Downing Street has insisted "no final decisions have been taken".
But Mr Street made an impassioned plea to the PM to "stay the course" or risk damaging the UK's international reputation "as a place to invest".
Reports a decision had been taken have been circulating at the Conservative party conference in Manchester.
At an impromptu press conference, Mr Street warned the PM: "You will be turning your back on an opportunity to level up - a once-in-a-generation opportunity."
He said he had been working on a new funding model for the project with more private sector involvement.
"We all know the costs are escalating well beyond the budget and indeed he is right to try to get a grip of this situation - I fully accept that.
"But gripping this situation means re-examining it, it does not mean giving up, admitting defeat you could say, or even, you could say, cancelling the future."
Asked about Mr Street's intervention, Conservative Party chairman Greg Hands told the BBC ministers were still looking at the evidence.
"We're looking at the value for money cases," he added.
The prime minster and his chancellor Jeremy Hunt have spent the past few days declining to answer questions about the future of HS2.
Mr Hunt did not mention the project in his keynote speech to conference earlier, focusing instead on announcing a freeze in civil service expansion, a rise in the living wage and tougher sanctions for benefits claimants.
Labour's shadow transport secretary Louise Haigh said: "This fiasco shows the Conservatives are too divided and too distracted to take this country forward.

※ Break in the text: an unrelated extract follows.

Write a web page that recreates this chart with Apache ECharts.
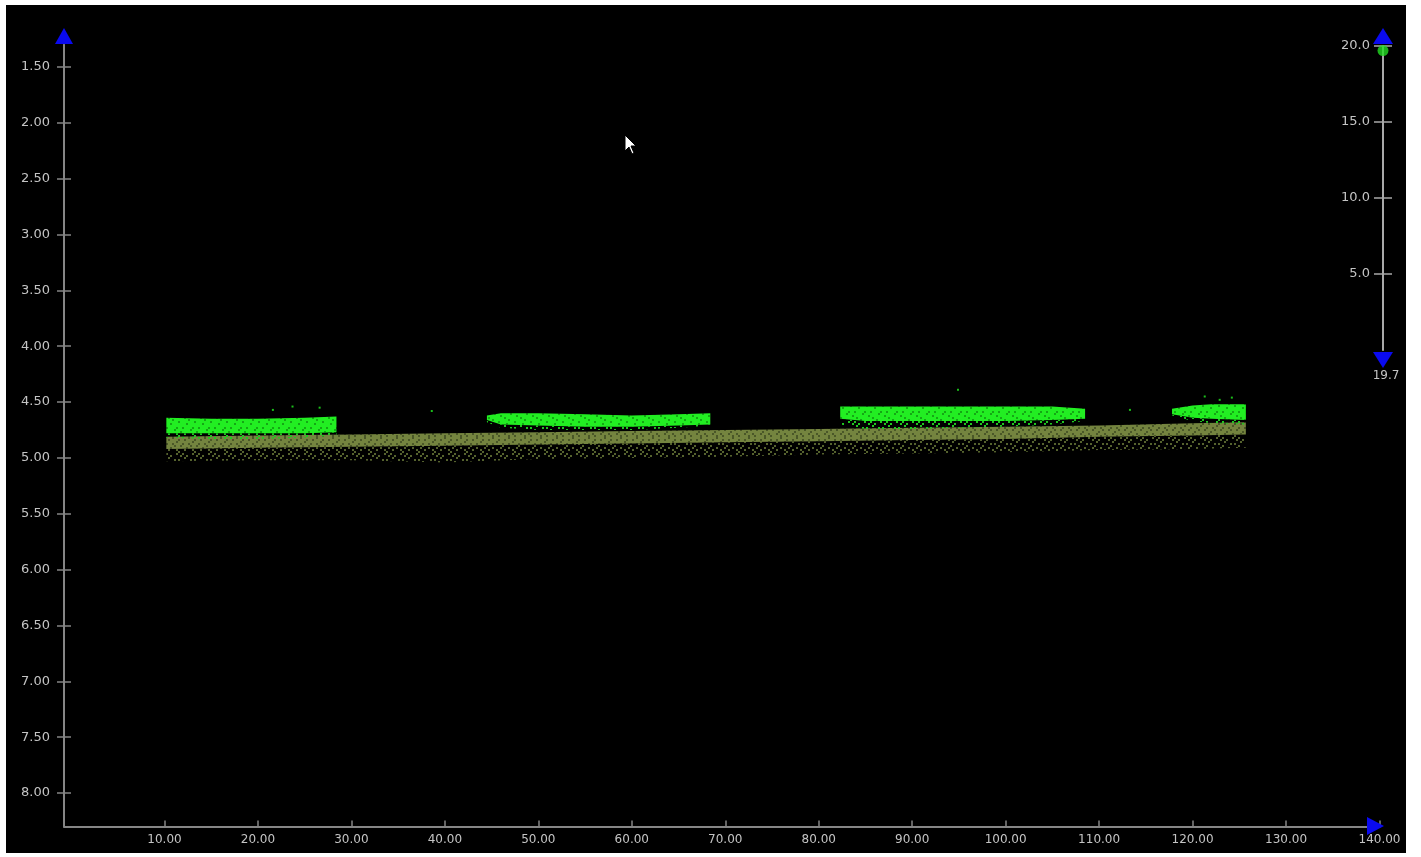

"After weeks of chaos and indecision on the biggest infrastructure project in the country, Rishi Sunak's relaunch is now coming off the rails."
The Labour mayor of Manchester Andy Burnham, who was speaking at a fringe meeting at the Tory conference, described reports of the project being axed as "profoundly depressing".
"This will be remembered as the conference when they pulled the plug on us.
"What gives them the right to treat people here in Greater Manchester and the north of England as second-class citizens?"
Former prime ministers Boris Johnson, Theresa May and David Cameron have all issued warnings against scaling the high-speed line back.
The line aims to cut journey times, creating more space on the rail network and more jobs outside London. But HS2 has faced delays, spiralling costs and cuts.
The first estimate in 2010 was for about £33bn; and the government's most recent official estimate about £71bn.
A long-time critic of HS2, Buckingham MP Greg Smith, said it had caused "abject human misery" in his constituency, and that a remaining line that went from not quite central London to not quite central Birmingham would be an "offense".
Another Tory MP, Chris Loder, a former supporter of HS2, said the case for the line had not been made to the rest of the country, and something had gone "very wrong".
Conservative Tees Valley mayor Ben Houchen told a conference fringe event that the "indecision" on HS2 was causing a "distraction" as he urged ministers to commit to Northern Powerhouse Rail.
The BBC's chief political correspondent Henry Zeffman points out that if the HS2 leg from Birmingham to Manchester was going ahead as planned, ministers would have said so by now.
Speculation about the future of HS2 started a few weeks ago, with a long-lens photo of a briefing document being carried into Downing Street.
While HS2 is clearly set for big changes, the internal government process for rubber-stamping those changes is messy and is beginning to spill out into the public view, dominating the Tories' annual party conference.